## What this task involves
Using the data below, return word for word every line from the one holding "What pgfplots code" down to the one holding "(0bp,0bp) rectangle (606bp,-470bp);". Leave pictures out.

## Provided material

┄┄┄┄┄┄

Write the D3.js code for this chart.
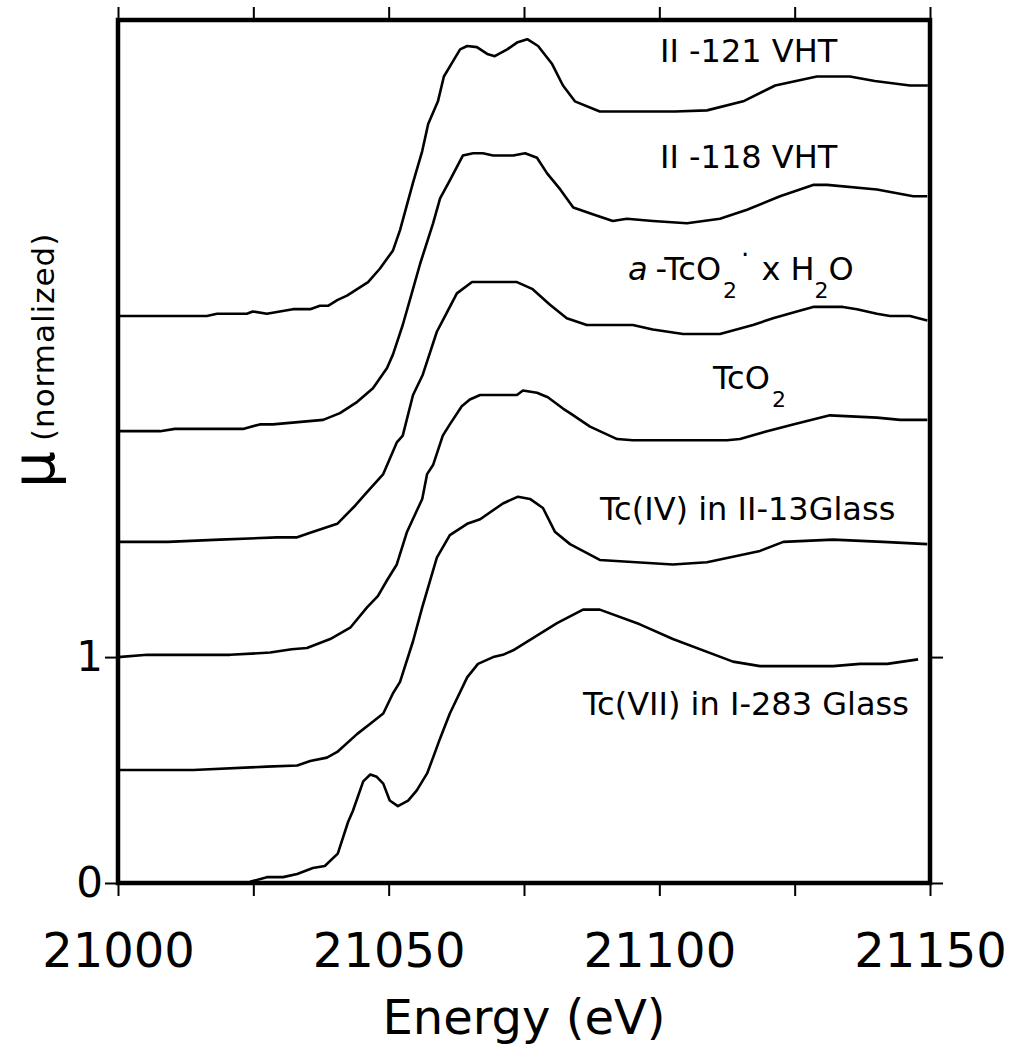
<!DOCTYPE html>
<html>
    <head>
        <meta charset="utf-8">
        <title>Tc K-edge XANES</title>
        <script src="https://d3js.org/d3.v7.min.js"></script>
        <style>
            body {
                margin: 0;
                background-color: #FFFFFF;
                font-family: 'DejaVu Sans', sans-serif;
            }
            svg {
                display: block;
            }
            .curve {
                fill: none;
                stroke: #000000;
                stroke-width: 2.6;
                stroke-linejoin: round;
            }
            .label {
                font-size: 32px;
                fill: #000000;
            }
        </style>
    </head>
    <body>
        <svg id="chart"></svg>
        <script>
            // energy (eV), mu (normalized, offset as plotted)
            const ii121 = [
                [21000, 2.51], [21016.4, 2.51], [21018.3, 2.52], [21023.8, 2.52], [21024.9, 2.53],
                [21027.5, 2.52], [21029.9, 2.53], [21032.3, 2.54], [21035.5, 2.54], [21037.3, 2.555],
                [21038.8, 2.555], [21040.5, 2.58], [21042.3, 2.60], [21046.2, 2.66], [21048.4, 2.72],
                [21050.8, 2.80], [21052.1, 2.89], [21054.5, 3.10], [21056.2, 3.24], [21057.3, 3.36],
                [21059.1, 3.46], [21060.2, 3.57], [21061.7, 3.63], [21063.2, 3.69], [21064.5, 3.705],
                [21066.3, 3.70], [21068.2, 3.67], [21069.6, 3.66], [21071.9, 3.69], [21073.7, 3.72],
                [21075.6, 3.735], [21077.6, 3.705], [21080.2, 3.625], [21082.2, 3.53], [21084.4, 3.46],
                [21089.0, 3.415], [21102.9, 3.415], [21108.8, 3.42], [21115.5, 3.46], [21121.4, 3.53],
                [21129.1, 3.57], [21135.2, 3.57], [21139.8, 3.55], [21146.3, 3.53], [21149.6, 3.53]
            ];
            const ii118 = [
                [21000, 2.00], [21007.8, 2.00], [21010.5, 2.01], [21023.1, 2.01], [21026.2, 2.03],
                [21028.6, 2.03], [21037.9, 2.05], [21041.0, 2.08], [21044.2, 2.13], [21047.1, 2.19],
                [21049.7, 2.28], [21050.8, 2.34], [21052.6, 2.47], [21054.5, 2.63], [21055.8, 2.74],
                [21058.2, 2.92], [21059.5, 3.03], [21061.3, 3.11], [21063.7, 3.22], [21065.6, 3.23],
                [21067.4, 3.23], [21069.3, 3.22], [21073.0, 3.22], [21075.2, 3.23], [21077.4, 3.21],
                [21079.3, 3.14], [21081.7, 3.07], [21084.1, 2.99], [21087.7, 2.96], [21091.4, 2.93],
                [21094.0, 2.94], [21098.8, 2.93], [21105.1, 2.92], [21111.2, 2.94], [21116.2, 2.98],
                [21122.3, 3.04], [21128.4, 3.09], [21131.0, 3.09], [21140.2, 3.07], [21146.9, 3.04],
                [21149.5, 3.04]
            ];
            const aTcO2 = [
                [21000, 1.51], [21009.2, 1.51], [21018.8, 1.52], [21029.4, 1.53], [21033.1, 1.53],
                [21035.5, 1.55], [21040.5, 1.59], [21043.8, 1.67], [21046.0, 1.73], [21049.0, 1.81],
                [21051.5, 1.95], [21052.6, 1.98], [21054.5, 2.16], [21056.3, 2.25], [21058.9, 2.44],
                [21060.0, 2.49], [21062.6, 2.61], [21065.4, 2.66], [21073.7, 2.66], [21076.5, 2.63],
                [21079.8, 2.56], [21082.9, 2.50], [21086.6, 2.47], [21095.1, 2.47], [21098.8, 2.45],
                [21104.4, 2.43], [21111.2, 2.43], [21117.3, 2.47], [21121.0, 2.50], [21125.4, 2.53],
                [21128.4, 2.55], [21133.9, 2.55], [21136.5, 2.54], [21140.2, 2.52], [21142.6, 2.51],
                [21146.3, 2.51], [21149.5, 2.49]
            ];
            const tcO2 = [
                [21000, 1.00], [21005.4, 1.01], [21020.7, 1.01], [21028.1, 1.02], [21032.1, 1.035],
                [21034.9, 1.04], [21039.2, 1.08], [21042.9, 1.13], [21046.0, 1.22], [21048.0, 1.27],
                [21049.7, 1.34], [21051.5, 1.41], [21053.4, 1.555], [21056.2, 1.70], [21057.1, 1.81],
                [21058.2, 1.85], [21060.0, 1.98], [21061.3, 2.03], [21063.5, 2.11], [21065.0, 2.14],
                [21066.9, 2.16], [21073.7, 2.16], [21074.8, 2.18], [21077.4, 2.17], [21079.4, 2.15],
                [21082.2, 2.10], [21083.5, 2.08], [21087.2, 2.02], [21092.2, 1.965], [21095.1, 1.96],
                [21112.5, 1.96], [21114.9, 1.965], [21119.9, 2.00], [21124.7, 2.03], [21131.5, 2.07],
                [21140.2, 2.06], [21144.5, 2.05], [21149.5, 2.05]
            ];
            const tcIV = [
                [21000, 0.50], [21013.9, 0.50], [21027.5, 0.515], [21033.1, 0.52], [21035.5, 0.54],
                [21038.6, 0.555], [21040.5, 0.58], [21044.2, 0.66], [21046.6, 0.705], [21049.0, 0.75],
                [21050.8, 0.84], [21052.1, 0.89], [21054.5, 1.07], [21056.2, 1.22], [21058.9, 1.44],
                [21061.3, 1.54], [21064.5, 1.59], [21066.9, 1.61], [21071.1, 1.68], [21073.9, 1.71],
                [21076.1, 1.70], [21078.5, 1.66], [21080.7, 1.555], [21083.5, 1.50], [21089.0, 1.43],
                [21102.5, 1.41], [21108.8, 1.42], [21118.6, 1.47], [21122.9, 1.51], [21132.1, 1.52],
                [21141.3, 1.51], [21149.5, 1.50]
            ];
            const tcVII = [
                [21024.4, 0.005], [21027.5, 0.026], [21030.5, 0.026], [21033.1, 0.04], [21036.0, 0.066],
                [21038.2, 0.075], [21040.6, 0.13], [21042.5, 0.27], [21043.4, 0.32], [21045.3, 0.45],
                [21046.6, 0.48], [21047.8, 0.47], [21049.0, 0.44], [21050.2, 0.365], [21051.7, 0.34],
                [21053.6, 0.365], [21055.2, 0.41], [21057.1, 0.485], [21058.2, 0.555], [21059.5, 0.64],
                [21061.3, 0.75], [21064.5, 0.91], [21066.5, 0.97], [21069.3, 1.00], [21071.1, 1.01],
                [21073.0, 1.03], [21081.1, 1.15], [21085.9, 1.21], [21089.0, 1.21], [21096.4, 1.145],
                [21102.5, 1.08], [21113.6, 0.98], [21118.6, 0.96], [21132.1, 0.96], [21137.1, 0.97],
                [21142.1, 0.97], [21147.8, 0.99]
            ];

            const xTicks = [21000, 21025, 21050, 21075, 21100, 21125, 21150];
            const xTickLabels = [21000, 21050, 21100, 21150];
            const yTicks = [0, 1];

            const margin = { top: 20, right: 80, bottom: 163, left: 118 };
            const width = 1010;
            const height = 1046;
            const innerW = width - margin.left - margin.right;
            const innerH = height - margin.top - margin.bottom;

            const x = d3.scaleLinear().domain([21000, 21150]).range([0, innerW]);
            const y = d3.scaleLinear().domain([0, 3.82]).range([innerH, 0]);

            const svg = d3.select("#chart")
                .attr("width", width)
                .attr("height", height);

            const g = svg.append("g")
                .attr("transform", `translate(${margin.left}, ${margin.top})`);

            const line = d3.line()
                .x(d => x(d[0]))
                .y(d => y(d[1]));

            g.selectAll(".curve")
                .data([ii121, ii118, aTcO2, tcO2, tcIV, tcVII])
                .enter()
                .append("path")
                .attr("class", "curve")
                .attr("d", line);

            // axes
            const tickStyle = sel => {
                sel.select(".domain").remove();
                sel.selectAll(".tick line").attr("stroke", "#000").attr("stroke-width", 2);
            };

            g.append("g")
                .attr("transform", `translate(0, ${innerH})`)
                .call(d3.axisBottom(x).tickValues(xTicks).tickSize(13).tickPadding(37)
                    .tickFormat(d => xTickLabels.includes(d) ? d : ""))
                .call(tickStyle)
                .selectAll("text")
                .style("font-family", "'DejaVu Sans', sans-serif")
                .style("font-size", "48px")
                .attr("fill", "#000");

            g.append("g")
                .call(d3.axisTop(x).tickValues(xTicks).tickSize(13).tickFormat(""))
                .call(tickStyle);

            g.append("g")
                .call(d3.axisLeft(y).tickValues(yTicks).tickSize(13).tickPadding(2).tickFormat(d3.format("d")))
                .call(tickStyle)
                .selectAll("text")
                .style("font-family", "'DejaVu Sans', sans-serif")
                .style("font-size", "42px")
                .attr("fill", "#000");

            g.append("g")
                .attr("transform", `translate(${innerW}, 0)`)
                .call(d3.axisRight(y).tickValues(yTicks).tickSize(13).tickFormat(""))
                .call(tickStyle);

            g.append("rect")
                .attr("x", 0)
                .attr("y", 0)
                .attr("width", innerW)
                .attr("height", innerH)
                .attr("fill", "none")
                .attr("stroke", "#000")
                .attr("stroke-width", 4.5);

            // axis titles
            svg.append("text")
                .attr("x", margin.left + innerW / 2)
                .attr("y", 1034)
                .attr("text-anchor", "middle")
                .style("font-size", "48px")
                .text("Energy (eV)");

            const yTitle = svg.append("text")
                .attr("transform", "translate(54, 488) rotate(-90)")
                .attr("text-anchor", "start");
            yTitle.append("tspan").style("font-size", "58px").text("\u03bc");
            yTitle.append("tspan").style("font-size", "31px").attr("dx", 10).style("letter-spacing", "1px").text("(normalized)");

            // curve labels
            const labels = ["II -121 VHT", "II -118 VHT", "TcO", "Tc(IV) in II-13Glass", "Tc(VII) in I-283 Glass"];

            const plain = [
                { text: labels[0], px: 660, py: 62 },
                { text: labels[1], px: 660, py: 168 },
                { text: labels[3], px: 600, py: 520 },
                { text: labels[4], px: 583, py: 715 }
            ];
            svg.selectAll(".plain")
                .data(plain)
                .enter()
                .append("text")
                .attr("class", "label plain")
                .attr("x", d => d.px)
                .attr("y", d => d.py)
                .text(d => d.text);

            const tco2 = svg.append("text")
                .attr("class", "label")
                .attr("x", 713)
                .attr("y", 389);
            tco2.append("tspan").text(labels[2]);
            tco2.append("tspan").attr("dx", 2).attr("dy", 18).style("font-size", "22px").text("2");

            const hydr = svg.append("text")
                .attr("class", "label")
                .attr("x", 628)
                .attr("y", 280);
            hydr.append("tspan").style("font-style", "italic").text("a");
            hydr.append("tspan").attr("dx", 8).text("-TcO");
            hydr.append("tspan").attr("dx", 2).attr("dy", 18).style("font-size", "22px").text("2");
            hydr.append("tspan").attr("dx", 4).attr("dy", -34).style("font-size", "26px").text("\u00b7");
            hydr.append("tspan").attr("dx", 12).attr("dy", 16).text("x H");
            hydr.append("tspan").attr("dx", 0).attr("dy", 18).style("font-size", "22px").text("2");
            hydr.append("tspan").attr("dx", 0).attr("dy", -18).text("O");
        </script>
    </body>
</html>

┄┄┄┄┄┄

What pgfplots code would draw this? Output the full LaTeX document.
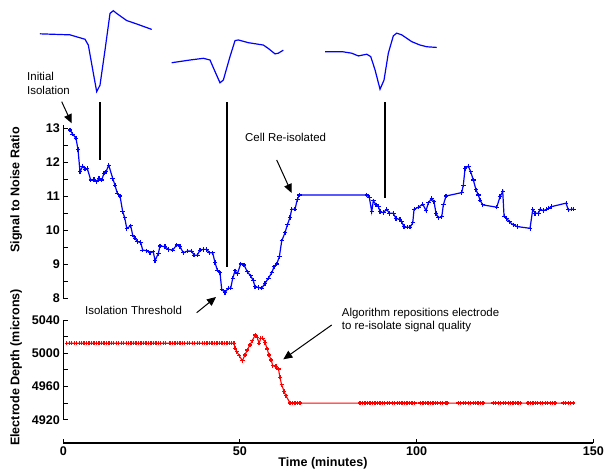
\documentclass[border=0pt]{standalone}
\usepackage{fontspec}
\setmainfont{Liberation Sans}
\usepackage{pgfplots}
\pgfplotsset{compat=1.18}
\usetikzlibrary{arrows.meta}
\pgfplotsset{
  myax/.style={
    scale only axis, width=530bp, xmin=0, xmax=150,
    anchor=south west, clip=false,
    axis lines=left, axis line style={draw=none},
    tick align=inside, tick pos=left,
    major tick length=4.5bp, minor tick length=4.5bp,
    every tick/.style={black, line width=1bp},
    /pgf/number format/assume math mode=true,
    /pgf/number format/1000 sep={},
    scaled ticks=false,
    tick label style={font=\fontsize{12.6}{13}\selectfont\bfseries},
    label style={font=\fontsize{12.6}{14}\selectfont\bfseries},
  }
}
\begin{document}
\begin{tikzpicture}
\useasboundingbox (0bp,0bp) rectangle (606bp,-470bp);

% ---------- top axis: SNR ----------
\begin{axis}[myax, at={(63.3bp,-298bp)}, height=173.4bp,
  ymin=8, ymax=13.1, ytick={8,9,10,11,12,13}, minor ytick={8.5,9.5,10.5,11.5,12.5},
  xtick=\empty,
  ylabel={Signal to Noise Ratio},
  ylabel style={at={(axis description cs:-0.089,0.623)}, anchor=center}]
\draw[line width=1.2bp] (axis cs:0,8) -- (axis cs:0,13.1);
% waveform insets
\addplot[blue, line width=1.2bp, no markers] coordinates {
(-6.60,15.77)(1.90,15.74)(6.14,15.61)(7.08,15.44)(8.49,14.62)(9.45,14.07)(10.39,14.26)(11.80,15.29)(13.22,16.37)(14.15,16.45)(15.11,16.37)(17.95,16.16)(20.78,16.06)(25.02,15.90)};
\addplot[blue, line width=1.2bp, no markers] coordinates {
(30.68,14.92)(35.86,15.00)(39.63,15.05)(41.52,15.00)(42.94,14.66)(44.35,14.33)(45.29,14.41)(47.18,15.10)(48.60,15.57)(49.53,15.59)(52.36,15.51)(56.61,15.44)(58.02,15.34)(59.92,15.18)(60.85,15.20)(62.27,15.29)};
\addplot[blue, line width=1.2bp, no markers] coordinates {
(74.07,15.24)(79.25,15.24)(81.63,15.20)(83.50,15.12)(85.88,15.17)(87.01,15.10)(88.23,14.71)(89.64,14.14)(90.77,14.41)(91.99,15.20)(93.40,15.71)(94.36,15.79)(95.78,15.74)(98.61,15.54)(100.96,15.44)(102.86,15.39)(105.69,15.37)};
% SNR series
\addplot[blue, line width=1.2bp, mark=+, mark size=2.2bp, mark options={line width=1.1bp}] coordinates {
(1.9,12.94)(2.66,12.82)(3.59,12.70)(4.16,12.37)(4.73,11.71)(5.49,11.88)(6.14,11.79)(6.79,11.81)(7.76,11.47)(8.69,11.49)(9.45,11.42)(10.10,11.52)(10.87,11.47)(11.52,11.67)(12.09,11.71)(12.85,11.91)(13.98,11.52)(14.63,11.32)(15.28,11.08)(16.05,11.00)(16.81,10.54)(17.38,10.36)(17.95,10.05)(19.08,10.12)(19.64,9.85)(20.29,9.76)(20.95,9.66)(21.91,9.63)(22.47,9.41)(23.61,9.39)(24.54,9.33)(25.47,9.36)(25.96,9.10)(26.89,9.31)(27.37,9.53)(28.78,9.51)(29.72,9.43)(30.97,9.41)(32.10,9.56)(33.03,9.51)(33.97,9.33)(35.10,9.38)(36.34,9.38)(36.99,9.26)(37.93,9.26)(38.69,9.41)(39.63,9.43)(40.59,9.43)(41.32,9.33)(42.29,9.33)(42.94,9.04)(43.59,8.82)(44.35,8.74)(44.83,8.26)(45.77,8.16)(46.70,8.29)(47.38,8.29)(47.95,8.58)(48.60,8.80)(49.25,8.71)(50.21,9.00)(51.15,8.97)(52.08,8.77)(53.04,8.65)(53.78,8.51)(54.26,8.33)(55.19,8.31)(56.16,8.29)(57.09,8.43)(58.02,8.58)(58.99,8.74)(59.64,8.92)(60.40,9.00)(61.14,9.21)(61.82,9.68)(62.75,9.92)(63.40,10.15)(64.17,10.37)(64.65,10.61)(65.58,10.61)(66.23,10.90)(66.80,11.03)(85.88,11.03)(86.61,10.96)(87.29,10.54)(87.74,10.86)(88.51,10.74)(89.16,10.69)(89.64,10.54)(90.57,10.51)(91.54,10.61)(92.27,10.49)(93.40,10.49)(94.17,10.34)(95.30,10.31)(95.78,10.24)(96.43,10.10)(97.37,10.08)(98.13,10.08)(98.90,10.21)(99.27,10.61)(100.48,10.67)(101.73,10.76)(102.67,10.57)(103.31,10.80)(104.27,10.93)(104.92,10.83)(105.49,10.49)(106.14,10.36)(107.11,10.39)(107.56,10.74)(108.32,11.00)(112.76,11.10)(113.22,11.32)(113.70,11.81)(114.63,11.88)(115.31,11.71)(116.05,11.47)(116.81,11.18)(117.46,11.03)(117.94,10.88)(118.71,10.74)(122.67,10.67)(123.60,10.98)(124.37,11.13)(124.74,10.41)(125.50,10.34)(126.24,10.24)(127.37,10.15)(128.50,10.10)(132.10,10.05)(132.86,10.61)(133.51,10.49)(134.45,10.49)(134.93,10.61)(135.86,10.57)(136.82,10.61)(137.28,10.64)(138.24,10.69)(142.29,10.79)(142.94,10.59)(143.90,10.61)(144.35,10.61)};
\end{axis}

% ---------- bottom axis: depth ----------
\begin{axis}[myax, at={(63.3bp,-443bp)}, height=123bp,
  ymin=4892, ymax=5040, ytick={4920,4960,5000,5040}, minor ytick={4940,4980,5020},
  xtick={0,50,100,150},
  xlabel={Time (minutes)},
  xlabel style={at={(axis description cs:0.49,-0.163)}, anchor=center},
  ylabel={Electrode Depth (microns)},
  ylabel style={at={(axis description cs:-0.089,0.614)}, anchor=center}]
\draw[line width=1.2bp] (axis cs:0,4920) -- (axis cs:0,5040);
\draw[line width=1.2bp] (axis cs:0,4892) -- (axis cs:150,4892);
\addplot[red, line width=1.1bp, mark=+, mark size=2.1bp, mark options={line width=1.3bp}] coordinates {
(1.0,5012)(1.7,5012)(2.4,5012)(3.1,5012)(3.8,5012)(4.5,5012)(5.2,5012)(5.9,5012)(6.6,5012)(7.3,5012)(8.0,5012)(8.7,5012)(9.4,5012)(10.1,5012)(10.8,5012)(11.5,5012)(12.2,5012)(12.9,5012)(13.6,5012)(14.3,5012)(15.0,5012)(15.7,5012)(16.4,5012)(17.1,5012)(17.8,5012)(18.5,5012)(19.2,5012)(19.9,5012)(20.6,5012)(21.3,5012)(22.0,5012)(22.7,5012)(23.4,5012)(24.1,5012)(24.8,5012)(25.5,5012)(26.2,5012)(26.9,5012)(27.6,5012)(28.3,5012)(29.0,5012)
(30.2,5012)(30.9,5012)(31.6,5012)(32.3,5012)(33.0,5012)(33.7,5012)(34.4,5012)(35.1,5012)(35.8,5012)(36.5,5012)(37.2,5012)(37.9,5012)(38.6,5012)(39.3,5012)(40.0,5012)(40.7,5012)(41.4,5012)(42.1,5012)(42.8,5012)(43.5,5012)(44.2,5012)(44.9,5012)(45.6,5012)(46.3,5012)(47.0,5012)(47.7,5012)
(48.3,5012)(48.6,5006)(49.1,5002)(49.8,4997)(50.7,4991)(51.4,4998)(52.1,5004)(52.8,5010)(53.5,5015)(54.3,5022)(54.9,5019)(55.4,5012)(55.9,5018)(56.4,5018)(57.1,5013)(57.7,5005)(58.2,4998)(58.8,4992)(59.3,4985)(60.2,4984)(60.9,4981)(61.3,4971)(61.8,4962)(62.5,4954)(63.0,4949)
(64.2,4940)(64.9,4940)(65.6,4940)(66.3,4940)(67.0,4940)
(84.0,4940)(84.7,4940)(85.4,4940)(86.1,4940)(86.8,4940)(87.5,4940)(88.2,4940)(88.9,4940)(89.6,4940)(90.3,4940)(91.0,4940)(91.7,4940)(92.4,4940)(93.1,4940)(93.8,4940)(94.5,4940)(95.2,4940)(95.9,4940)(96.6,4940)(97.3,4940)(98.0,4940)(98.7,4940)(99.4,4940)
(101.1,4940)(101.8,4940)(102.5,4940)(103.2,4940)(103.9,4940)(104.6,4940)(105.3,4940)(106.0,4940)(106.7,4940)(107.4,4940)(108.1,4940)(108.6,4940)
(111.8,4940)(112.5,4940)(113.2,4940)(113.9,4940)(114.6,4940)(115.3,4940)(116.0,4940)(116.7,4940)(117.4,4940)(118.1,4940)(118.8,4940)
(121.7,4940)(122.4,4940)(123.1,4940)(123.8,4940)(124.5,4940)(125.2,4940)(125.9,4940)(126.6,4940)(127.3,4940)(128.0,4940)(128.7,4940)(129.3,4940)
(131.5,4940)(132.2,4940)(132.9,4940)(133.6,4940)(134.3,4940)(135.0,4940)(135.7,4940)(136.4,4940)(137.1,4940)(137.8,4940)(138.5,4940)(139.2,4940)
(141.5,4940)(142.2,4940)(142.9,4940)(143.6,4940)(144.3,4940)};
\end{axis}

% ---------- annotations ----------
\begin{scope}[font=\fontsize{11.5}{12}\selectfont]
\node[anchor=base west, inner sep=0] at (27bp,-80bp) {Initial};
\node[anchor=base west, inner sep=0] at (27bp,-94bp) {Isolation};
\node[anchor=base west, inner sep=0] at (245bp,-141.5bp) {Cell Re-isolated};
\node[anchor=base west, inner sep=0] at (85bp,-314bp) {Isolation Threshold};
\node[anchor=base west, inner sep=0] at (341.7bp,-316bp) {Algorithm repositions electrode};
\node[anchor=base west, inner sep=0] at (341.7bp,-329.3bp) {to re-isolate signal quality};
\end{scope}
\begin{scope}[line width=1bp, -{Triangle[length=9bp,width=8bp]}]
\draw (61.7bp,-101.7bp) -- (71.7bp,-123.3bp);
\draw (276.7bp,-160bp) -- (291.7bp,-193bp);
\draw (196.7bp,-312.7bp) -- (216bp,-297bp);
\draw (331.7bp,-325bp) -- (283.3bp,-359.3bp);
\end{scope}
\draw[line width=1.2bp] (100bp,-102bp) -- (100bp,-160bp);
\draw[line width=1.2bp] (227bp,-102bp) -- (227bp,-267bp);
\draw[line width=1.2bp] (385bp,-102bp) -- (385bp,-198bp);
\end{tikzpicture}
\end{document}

┄┄┄┄┄┄

## Written solution
What pgfplots code would draw this? Output the full LaTeX document.
\documentclass[border=0pt]{standalone}
\usepackage{fontspec}
\setmainfont{Liberation Sans}
\usepackage{pgfplots}
\pgfplotsset{compat=1.18}
\usetikzlibrary{arrows.meta}
\pgfplotsset{
  myax/.style={
    scale only axis, width=530bp, xmin=0, xmax=150,
    anchor=south west, clip=false,
    axis lines=left, axis line style={draw=none},
    tick align=inside, tick pos=left,
    major tick length=4.5bp, minor tick length=4.5bp,
    every tick/.style={black, line width=1bp},
    /pgf/number format/assume math mode=true,
    /pgf/number format/1000 sep={},
    scaled ticks=false,
    tick label style={font=\fontsize{12.6}{13}\selectfont\bfseries},
    label style={font=\fontsize{12.6}{14}\selectfont\bfseries},
  }
}
\begin{document}
\begin{tikzpicture}
\useasboundingbox (0bp,0bp) rectangle (606bp,-470bp);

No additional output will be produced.